AVAILABLE DATA:

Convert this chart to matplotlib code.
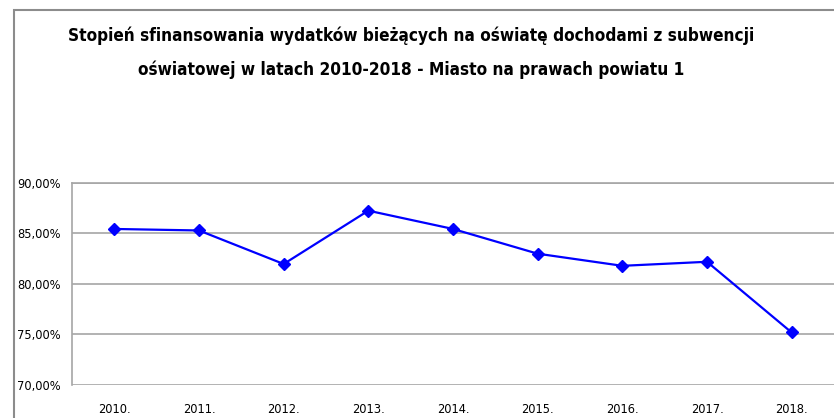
import matplotlib
matplotlib.use("Agg")
import matplotlib.pyplot as plt
from matplotlib.patches import Rectangle
from matplotlib.ticker import FuncFormatter, MultipleLocator

plt.rcParams['font.family'] = ['DejaVu Sans']
plt.rcParams['font.stretch'] = 'condensed'

years = ["2010.", "2011.", "2012.", "2013.", "2014.", "2015.", "2016.", "2017.", "2018."]
values = [85.45, 85.30, 81.98, 87.26, 85.45, 83.00, 81.80, 82.20, 75.20]
title = ("Stopień sfinansowania wydatków bieżących na oświatę dochodami z subwencji\n"
         "oświatowej w latach 2010-2018 - Miasto na prawach powiatu 1")

W, H = 834, 418
fig = plt.figure(figsize=(W / 100, H / 100), dpi=100)

# outer chart frame (partially cut off at right and bottom)
frame = Rectangle((13.5 / W, -0.2), 1.2, (H - 10) / H + 0.2, transform=fig.transFigure,
                  fill=False, edgecolor='#8c8c8c', linewidth=1.5, clip_on=False)
fig.patches.append(frame)

ax = fig.add_axes([72 / W, 1 - 385 / H, (834 - 72) / W, (385 - 183) / H])
x = list(range(len(years)))
ax.plot(x, values, color='#0000ff', linewidth=1.6, marker='D', markersize=6,
        markerfacecolor='#0000ff', markeredgecolor='#0000ff')

ax.set_xlim(-0.5, len(years) - 0.5)
ax.set_ylim(70, 90)
ax.yaxis.set_major_locator(MultipleLocator(5))
ax.yaxis.set_major_formatter(FuncFormatter(lambda v, p: f"{v:.2f}%".replace('.', ',')))
ax.set_xticks(x)
ax.set_xticklabels(years)
ax.grid(axis='y', color='#a6a6a6', linewidth=1.2)
ax.set_axisbelow(True)
for s in ['right', 'bottom']:
    ax.spines[s].set_visible(False)
ax.spines['top'].set_color('#a6a6a6')
ax.spines['left'].set_color('#a6a6a6')
ax.spines['top'].set_linewidth(1.2)
ax.spines['left'].set_linewidth(1.2)
ax.tick_params(axis='both', length=0, labelsize=9.2, colors='black')
ax.tick_params(axis='y', pad=8)
ax.tick_params(axis='x', pad=13)

fig.text(411 / W, 1 - 53 / H, title, ha='center', va='center', fontsize=12.3,
         fontweight='bold', linespacing=2.05)

fig.savefig('out.png', dpi=100)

EXERCISE TASK:
Leave out the pictures and output the rest of the material exactly as written.

OUTPUT BELOW:
Convert this chart to matplotlib code.
import matplotlib
matplotlib.use("Agg")
import matplotlib.pyplot as plt
from matplotlib.patches import Rectangle
from matplotlib.ticker import FuncFormatter, MultipleLocator

plt.rcParams['font.family'] = ['DejaVu Sans']
plt.rcParams['font.stretch'] = 'condensed'

years = ["2010.", "2011.", "2012.", "2013.", "2014.", "2015.", "2016.", "2017.", "2018."]
values = [85.45, 85.30, 81.98, 87.26, 85.45, 83.00, 81.80, 82.20, 75.20]
title = ("Stopień sfinansowania wydatków bieżących na oświatę dochodami z subwencji\n"
         "oświatowej w latach 2010-2018 - Miasto na prawach powiatu 1")

W, H = 834, 418
fig = plt.figure(figsize=(W / 100, H / 100), dpi=100)

# outer chart frame (partially cut off at right and bottom)
frame = Rectangle((13.5 / W, -0.2), 1.2, (H - 10) / H + 0.2, transform=fig.transFigure,
                  fill=False, edgecolor='#8c8c8c', linewidth=1.5, clip_on=False)
fig.patches.append(frame)

ax = fig.add_axes([72 / W, 1 - 385 / H, (834 - 72) / W, (385 - 183) / H])
x = list(range(len(years)))
ax.plot(x, values, color='#0000ff', linewidth=1.6, marker='D', markersize=6,
        markerfacecolor='#0000ff', markeredgecolor='#0000ff')

ax.set_xlim(-0.5, len(years) - 0.5)
ax.set_ylim(70, 90)
ax.yaxis.set_major_locator(MultipleLocator(5))
ax.yaxis.set_major_formatter(FuncFormatter(lambda v, p: f"{v:.2f}%".replace('.', ',')))
ax.set_xticks(x)
ax.set_xticklabels(years)
ax.grid(axis='y', color='#a6a6a6', linewidth=1.2)
ax.set_axisbelow(True)
for s in ['right', 'bottom']:
    ax.spines[s].set_visible(False)
ax.spines['top'].set_color('#a6a6a6')
ax.spines['left'].set_color('#a6a6a6')
ax.spines['top'].set_linewidth(1.2)
ax.spines['left'].set_linewidth(1.2)
ax.tick_params(axis='both', length=0, labelsize=9.2, colors='black')
ax.tick_params(axis='y', pad=8)
ax.tick_params(axis='x', pad=13)

fig.text(411 / W, 1 - 53 / H, title, ha='center', va='center', fontsize=12.3,
         fontweight='bold', linespacing=2.05)

fig.savefig('out.png', dpi=100)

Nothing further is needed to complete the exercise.